Whenever I have found unusual efficiency apparent in any enterprise in Virginia—as sometimes in railroad construction, milling, and mining—I have thus far invariably found the negroes employed to be picked men, and, when my inquiries have been frankly answered, that they were working under some unusual stimulus. For instance, a tobacco manufacturer pays the owner of a valuable negro $140 a year for his services, undertaking also to feed and clothe him and otherwise care for his permanent value. He then offers to pay the negro a certain rate per pound for all the tobacco he works up beyond a certain quantity. One of the largest manufacturers informed me that he paid seldom less than $60 a year, and sometimes over $300, to each slave he used, in addition to the rent paid their masters, which was from $100 to $150 a year. I did not learn the averages, but suppose that, while the nominal wages for the labour of these slaves was but little more than the ruling market-rate of $120 a year, their labour really cost the manufacturer at least double that. Hardly any of the white labour employed in enterprises which are pursued with energy and efficiency is native, nor does it ever, so far as I have seen, seem to be established and at home.
CHAPTER V.
VIRGINIA AND ITS ECONOMY—CONTINUED.
Norfolk.—In order to be in time for the train of cars in which I was to leave Petersburg for Norfolk, I was called up at an unusual hour in the morning and provided with an apology for breakfast, on the ground that there had not been time to prepare anything better (though I was charged full time on the bill), advised by the landlord to hurry when I seated myself at the table, and two minutes afterwards informed that, if I remained longer, I should be too late.

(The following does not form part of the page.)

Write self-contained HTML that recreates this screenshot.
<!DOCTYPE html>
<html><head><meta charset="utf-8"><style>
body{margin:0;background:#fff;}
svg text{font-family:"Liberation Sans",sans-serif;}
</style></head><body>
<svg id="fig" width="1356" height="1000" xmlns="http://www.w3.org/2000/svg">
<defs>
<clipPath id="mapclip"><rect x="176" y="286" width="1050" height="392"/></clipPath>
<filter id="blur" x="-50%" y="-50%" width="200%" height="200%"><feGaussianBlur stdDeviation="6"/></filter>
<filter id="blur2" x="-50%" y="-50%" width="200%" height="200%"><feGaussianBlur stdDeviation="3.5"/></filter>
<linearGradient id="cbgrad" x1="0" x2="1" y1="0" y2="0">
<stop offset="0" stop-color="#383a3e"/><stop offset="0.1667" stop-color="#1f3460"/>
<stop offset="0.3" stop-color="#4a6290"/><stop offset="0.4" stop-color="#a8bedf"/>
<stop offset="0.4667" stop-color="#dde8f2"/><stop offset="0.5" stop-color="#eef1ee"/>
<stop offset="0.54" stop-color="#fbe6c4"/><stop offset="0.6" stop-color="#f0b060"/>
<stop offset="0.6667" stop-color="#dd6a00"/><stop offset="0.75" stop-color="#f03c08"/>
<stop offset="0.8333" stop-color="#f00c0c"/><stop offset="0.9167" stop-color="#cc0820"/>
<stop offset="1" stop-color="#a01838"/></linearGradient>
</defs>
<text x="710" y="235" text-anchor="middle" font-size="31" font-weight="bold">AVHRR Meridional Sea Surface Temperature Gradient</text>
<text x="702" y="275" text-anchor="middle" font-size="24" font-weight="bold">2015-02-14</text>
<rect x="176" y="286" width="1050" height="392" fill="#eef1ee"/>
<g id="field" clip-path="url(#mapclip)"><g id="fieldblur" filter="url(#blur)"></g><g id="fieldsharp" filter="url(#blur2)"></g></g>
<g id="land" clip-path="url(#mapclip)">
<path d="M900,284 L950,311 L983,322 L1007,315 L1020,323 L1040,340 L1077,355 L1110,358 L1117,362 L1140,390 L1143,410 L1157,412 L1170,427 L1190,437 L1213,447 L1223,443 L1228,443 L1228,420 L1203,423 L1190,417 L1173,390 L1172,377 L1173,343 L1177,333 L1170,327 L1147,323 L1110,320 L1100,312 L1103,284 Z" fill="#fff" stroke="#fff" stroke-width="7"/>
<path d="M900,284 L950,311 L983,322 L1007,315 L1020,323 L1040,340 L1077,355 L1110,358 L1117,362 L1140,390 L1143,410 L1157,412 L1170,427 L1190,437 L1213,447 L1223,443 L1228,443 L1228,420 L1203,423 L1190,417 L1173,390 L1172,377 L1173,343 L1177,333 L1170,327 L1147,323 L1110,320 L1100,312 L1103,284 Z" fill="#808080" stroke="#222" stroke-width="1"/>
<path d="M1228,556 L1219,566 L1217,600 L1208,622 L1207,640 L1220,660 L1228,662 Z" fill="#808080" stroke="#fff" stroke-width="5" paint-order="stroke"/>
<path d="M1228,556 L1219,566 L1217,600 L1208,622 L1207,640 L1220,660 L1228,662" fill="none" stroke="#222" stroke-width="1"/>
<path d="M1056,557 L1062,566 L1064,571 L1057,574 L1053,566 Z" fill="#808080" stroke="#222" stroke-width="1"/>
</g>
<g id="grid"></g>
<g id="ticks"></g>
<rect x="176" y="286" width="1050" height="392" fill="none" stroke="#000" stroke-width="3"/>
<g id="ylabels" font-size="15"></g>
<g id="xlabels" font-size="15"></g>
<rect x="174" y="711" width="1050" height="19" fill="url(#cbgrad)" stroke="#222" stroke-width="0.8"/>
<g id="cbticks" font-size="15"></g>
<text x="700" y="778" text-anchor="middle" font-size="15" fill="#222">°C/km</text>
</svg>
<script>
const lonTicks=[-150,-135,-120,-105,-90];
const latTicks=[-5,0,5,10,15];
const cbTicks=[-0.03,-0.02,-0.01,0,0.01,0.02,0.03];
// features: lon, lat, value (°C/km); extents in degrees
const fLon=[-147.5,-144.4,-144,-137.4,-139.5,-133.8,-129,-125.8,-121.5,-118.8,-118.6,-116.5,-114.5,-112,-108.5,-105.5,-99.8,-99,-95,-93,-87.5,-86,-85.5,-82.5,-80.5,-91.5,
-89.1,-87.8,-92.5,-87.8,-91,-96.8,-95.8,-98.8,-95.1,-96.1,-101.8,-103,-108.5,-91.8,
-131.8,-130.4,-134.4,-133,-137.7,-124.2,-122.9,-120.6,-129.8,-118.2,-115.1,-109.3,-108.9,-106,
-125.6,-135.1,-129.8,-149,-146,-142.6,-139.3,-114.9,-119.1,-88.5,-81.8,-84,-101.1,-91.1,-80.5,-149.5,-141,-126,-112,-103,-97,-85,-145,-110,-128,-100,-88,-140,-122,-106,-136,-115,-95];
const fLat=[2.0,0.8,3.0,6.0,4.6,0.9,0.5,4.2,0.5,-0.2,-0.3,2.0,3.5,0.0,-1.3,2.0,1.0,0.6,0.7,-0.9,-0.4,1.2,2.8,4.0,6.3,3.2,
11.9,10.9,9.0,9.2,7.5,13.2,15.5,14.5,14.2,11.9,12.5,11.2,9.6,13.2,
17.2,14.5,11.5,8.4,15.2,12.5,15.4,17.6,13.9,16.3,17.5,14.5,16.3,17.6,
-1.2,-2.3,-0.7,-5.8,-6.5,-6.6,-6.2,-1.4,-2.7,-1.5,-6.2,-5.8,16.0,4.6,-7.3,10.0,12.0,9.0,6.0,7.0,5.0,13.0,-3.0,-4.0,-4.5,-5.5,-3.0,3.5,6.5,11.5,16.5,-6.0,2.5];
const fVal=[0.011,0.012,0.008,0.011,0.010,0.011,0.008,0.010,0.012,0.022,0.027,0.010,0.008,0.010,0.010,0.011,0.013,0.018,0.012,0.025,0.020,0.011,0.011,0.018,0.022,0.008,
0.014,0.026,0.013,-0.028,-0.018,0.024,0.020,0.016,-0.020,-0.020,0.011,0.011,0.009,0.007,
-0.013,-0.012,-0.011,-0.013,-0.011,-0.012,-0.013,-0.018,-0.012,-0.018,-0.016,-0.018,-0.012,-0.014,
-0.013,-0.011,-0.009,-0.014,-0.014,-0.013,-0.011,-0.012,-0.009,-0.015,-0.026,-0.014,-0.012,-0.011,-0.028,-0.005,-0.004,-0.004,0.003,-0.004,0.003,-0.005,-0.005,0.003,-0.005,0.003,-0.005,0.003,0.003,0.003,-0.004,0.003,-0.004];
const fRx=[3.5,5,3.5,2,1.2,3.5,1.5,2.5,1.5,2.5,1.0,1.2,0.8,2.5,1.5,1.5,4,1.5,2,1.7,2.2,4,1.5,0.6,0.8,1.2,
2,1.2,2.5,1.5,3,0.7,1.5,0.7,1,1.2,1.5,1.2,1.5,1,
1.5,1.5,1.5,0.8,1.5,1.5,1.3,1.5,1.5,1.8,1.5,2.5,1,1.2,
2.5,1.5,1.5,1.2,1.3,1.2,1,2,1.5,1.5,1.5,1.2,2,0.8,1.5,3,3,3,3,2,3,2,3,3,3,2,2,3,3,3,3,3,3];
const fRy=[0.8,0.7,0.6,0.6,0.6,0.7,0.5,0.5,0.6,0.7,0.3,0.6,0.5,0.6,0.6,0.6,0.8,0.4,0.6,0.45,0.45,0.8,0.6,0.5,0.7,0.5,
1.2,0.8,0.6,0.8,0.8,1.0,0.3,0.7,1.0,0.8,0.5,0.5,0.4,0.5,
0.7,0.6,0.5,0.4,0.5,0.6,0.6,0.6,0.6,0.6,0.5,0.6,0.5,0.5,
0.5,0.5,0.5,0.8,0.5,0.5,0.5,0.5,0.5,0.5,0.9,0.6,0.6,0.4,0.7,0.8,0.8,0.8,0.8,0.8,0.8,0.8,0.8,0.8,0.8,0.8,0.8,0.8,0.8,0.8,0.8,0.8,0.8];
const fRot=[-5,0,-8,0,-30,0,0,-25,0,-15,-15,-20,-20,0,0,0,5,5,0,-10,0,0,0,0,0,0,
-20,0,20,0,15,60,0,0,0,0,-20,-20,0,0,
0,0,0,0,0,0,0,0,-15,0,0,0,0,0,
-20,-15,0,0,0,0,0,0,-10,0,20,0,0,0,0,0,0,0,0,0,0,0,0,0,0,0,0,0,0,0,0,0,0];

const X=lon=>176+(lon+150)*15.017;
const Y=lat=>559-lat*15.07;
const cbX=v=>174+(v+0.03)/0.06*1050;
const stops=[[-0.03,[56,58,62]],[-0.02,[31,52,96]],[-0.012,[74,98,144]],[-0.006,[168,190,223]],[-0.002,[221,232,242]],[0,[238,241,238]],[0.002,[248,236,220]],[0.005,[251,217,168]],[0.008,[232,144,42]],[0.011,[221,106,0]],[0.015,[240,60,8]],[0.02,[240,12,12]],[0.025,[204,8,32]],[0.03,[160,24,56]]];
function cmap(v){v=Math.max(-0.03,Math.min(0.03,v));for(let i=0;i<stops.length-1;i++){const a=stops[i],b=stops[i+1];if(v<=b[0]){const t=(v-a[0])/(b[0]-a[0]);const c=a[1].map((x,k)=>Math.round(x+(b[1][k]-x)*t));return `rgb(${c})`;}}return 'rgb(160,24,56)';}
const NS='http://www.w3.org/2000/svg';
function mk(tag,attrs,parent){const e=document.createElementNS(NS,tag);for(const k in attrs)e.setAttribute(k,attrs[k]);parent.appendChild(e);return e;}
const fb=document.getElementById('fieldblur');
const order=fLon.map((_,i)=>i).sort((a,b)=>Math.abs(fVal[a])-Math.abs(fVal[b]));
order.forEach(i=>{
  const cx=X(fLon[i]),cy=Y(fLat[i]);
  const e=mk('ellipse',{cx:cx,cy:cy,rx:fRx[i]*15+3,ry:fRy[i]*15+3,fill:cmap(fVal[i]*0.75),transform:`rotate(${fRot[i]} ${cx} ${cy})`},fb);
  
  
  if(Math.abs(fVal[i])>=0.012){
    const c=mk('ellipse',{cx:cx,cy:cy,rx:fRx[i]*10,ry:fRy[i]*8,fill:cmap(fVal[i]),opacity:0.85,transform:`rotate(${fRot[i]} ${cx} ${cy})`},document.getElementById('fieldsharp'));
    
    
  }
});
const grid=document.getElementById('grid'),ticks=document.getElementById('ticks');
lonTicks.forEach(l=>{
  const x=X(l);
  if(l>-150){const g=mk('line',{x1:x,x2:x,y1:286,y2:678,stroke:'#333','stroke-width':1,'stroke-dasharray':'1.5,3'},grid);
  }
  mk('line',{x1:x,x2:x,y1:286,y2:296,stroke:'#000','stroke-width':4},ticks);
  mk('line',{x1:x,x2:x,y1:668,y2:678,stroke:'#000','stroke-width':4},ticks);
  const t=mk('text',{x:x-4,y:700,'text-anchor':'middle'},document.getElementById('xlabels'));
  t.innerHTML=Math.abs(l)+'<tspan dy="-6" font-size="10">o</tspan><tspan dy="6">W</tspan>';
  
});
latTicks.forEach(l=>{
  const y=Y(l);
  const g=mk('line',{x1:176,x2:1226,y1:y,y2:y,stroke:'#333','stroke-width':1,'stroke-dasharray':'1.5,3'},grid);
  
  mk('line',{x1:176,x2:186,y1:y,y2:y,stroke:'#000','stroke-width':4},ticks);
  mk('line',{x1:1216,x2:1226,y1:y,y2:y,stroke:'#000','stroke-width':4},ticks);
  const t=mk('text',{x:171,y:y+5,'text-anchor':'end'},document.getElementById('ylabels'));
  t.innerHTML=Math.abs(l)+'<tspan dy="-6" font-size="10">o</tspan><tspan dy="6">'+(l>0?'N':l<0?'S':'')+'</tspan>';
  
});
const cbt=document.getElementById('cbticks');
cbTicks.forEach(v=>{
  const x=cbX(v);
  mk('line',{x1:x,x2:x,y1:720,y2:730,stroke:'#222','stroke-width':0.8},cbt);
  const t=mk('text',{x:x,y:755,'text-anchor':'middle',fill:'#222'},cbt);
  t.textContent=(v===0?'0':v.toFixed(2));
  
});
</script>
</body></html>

Thanks to these kind precautions, I reached the station twenty minutes before the train left, and was afterwards carried, with about fifty other people, at the rate of ten miles an hour, to City-point, where all were discharged under a dirty shed, from which a wharf projected into James River.

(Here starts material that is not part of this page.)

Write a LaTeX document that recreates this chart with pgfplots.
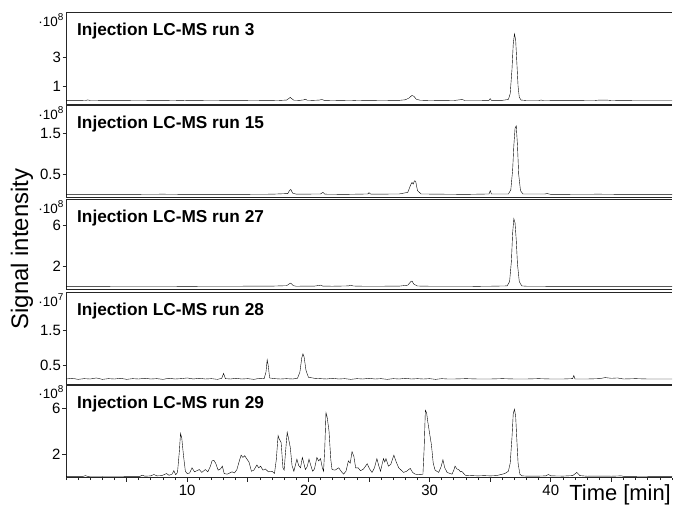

The train was advertised to connect here with a steamboat for Norfolk. Finding no steamboat at the wharf, I feared, at first, that the delay in leaving Petersburg and the slow speed upon the road had detained us so long that the boat had departed without us. But observing no disappointment or concern expressed by the other passengers, I concluded the boat was to call for us, and had yet to arrive. An hour passed, during which I tried to keep warm by walking up and down the wharf; rain then commenced falling, and I returned to the crowded shed and asked a young man, who was engaged in cutting the letters G. W. B., with a dirk-knife, upon the head of a tobacco-cask, what was supposed to have detained the steamboat.
“Detained her? there aint no detention to her, as I know on; ’taint hardly time for her to be along yet.”
Another half-hour, in fact, passed, before the steamboat arrived, nor was any impatience manifested by the passengers. All seemed to take this hurrying and waiting process as the regular thing. The women sat sullenly upon trunks and packing-cases, and watched their baggage and restrained their children; the men chewed tobacco and read newspapers; lounged first on one side and then on the other; some smoked, some walked away to a distant tavern; some reclined on the heaps of freight and went to sleep, and a few conversed quietly and intermittently with one another.